Overview
Larapen uses a built-in version management system that tracks the installed version of your core application, each add-on, and each theme independently. When you upload new files from a release, the system automatically detects version differences and guides you through the update process.
How it works
- Version tracking: Each component (core, add-on, or theme) has a version number stored in its configuration file. The system compares this against the version recorded in your database.
- Automatic detection: When you log into the admin panel after uploading new files, the system checks whether the code version is ahead of the installed version. If updates are pending, you are redirected to the Update page.
- Sequential execution: Updates are applied one version at a time, in order. For example, if you are on version 1.0.0 and the new code is 1.3.0, the system will run the 1.1.0 update, then 1.2.0, then 1.3.0; never skipping a step.
- Database & data migration: Each version update may include database schema changes (new tables, columns) and data transformations (new settings, data restructuring). Both are handled automatically.
What gets updated
- Core application: The main Larapen platform (pages, menus, media, settings, users, etc.).
- Add-ons: Each installed add-on (Blog, Shop, HelpCenter, etc.) is versioned independently and can be updated separately.

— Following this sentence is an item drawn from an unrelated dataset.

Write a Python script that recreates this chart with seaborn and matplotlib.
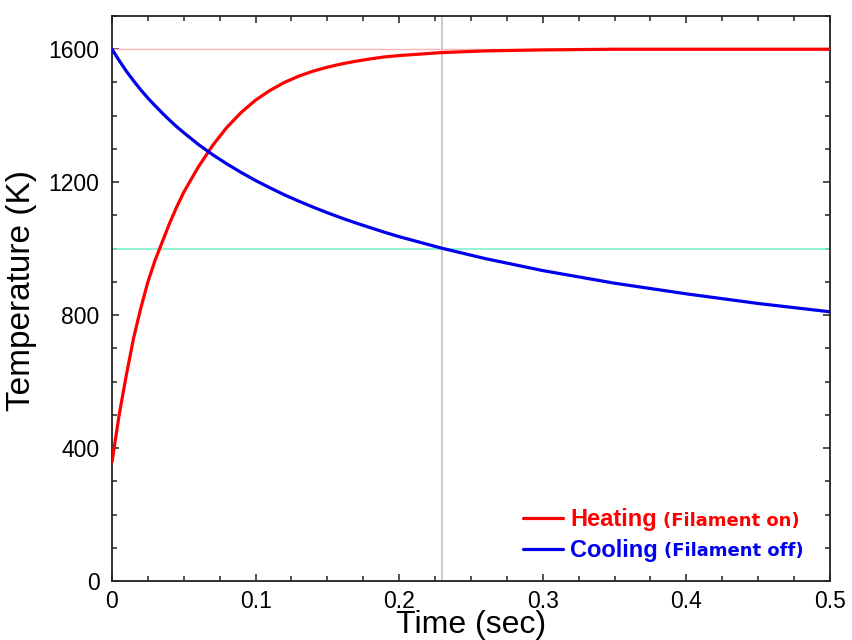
import matplotlib
matplotlib.use('Agg')
import matplotlib.pyplot as plt
from matplotlib.ticker import MultipleLocator
import pandas as pd
import seaborn as sns

# values
time_s = [0, 0.005, 0.01, 0.015, 0.02, 0.025, 0.03, 0.035, 0.04, 0.045, 0.05,
          0.06, 0.07, 0.08, 0.09, 0.10, 0.11, 0.12, 0.13, 0.14, 0.15, 0.16,
          0.17, 0.18, 0.19, 0.20, 0.23, 0.26, 0.30, 0.35, 0.40, 0.45, 0.50]
heating_K = [358, 500, 620, 730, 820, 900, 965, 1020, 1075, 1125, 1170,
             1245, 1310, 1365, 1410, 1447, 1476, 1500, 1519, 1534, 1546, 1556,
             1564, 1571, 1577, 1581, 1590, 1595, 1598, 1600, 1600, 1600, 1600]
cooling_K = [1600, 1566, 1534, 1505, 1478, 1453, 1430, 1408, 1387, 1367, 1349,
             1314, 1283, 1255, 1229, 1205, 1183, 1162, 1143, 1125, 1108, 1092,
             1077, 1063, 1049, 1036, 1001, 970, 934, 896, 864, 835, 810]

ref_hot = 1600
ref_cold = 1000
ref_time = 0.23

xticks = [0, 0.1, 0.2, 0.3, 0.4, 0.5]
xtick_labels = ['0', '0.1', '0.2', '0.3', '0.4', '0.5']
yticks = [0, 400, 800, 1200, 1600]

df = pd.DataFrame({'Time': time_s, 'Heating': heating_K, 'Cooling': cooling_K})

sns.set_theme(style='ticks')
plt.rcParams['font.family'] = ['Liberation Sans', 'DejaVu Sans']
plt.rcParams['text.color'] = 'black'
plt.rcParams['axes.labelcolor'] = 'black'
plt.rcParams['xtick.color'] = 'black'
plt.rcParams['ytick.color'] = 'black'

fig = plt.figure(figsize=(8.53, 6.4), dpi=100)
ax = fig.add_axes([0.1313, 0.0922, 0.8417, 0.8828])

# reference lines
ax.axhline(ref_hot, color='#ffb3b3', lw=1.0, zorder=1)
ax.axhline(ref_cold, color='#7ff0d0', lw=1.2, zorder=1)
ax.axvline(ref_time, color='#c4c4c4', lw=1.2, zorder=1)

sns.lineplot(data=df, x='Time', y='Heating', color='#ff0000', lw=2.3,
             ax=ax, label='Heating', zorder=3)
sns.lineplot(data=df, x='Time', y='Cooling', color='#0000ee', lw=2.3,
             ax=ax, label='Cooling', zorder=3)

ax.set_xlim(0, 0.5)
ax.set_ylim(0, 1700)
ax.set_xticks(xticks)
ax.set_xticklabels(xtick_labels)
ax.set_yticks(yticks)
ax.xaxis.set_minor_locator(MultipleLocator(0.025))
ax.yaxis.set_minor_locator(MultipleLocator(100))

ax.tick_params(which='both', direction='in', top=True, right=True,
               color='#222222', labelcolor='black', width=1.1)
ax.tick_params(which='major', length=5)
ax.tick_params(which='minor', length=3.5)
ax.tick_params(axis='x', which='major', labelsize=16.5, pad=6.5)
ax.tick_params(axis='y', which='major', labelsize=16.5, pad=9)
for s in ax.spines.values():
    s.set_color('#222222')
    s.set_linewidth(1.3)

ax.set_xlabel('Time (sec)', fontsize=23, color='black')
ax.set_ylabel('Temperature (K)', fontsize=24, color='black')
ax.xaxis.set_label_coords(0.5, -0.052)
ax.yaxis.set_label_coords(-0.105, 0.515)

leg = ax.legend(loc='upper left', bbox_to_anchor=(0.572, 0.129), frameon=False,
                borderpad=0, borderaxespad=0, handlelength=1.7,
                handletextpad=0.3, labelspacing=0.33,
                prop={'weight': 'bold', 'size': 17})
colors = ['#ff0000', '#0000ee']
extras = ['(Filament on)', '(Filament off)']
for txt, c in zip(leg.get_texts(), colors):
    txt.set_color(c)

# put the smaller parenthetical text right after each legend label
fig.canvas.draw()
W, H = fig.bbox.width, fig.bbox.height
for txt, c, extra in zip(leg.get_texts(), colors, extras):
    bb = txt.get_window_extent()
    fig.text((bb.x1 + 6) / W, (bb.y0 + 1.5) / H, extra, ha='left', va='bottom',
             fontsize=13, fontweight='bold', color=c, family='DejaVu Sans')

fig.savefig('out.png', dpi=100)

- Themes: Themes may also include version updates with layout improvements, new features, or bug fixes.
Version numbering
Larapen follows semantic versioning (MAJOR.MINOR.PATCH):
- MAJOR (e.g., 1.x.x → 2.0.0) : Significant changes that may include breaking changes. Always read the changelog carefully.
- MINOR (e.g., 1.0.x → 1.1.0) : New features added in a backward-compatible manner.
- PATCH (e.g., 1.0.0 → 1.0.1) : Bug fixes and minor improvements.